Stories like that were aimed at allowing voters to read
valuable and informative information so they’d be able to sift through the
rhetoric and stretched truths dominated in political advertisements. We were
making a difference through our reporting and through the hard work that
Professor Cross and a few of the students put into keeping the public informed
on our blog. Then came the post-election interviews.
Standing with my blue Papermate pen, yellow legal pad and
iPhone 6 outside Meadowthrope Elementary in Lexington, interviewing random
voters about whom they had voted for and why, it became clear that a startling
number of citizens – startling to me, at least – had no idea why they voted the
way they did or what had factored into their decision.
Jeremy Stilz, a 30-year-old Democrat, said he had voted for
Alison Lundergan Grimes not because he agreed with what she stood for, but
because she wasn’t Mitch McConnell.
“Not necessarily who, but who I was voting against. I more
voted for her [Grimes] as a way to get him out – the lesser of two evils kind
of thing. It’s time for a change, he’s [McConnell] he’s had far too many terms
and I feel like if you’ve had that much time in office you have a lot of
knowledge about how to – not necessarily corrupt but change things for yourself
instead of the actual agenda that you should be there for.”
When I asked Stilz what issues he felt like McConnell had
failed to deliver on, he was unable to give me an answer usable for the
purposes of a quote or story. He began to blame the gridlock on McConnell but
was unable to put in words what he was trying to express; he didn’t know what
the gridlock was or what it meant whatsoever. I had to finish his sentence for
him and clearly that’s not what a reporter should do – lead someone to making a
decision or statement.
Another man, Frank Monroe, a 62-year-old engineer, went on a
tangent about candidates and Washington as the machine. When asked why he voted
for Grimes, Monroe replied, “The incumbency of Mitch McConnell. They sit on a
stump and tell you ‘I’m gonna do this, I’m gonna do that,’ until they get up
there and become a part of the part of the machine. And you’re either a part of
the machine or you throw a monkey wrench in the gears, but if you do that,
you’re not going to last. That’s just how it is, everybody knows it.”
The cynical, poor taste that voter interviews post-election
left in my mouth made me re-evaluate my enthusiasm for political reporting.
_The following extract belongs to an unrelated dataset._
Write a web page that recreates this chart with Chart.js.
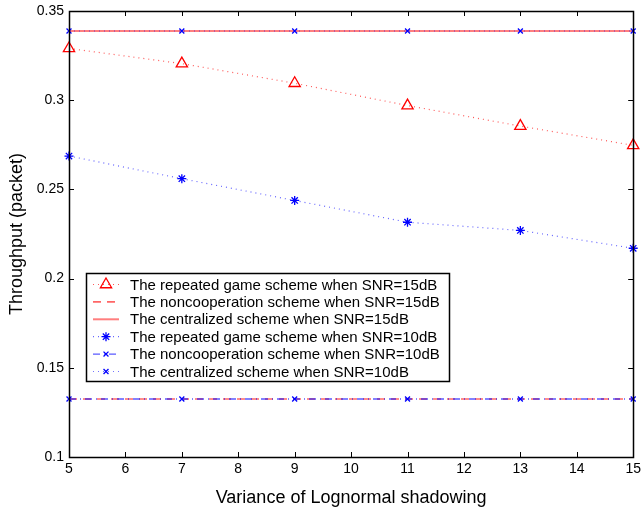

I
love presenting those around me with information that makes them think, grow
and evolve – it’s why I’m working to become a journalist. However, hearing
voters like Frank and Jeremy speak on what issues had shaped their decision (or
the lack thereof), made me feel as if the work that I had completed in the
previous months wasn’t as significant as I had thought.
I interviewed 10 voters on Election Day, certainly not a
large enough number for a representative sample. It is not my contention that
most people simply get in their car and drive to the polls without the
slightest indication of who they like, but the people I interviewed had a
difficult time explaining why.
Phyllis Ackerman, a 72-year-old Republican and retired
administrative assistant, said she had voted for McConnell on every ballot but
his first campaign. But when I asked what it was about McConnell that she
liked, the only answer she could muster was his experience. She said that to
her, McConnell was simply the best choice, but when pressed to explain, she was
unable to express in words what exactly that meant.
While I realize that this experience isn’t representative of
all voters, nor should this read as an indictment of them, the fact remains
that a surprising number of citizens drive to the ballot box widely uneducated
and complain months later when they are unhappy with the elected leadership. If
there is one thing that I have no patience for, it is ignorance, and my
experience with post-election voter interviews was exactly that – decisions
made with no logical explanation of a how or a why.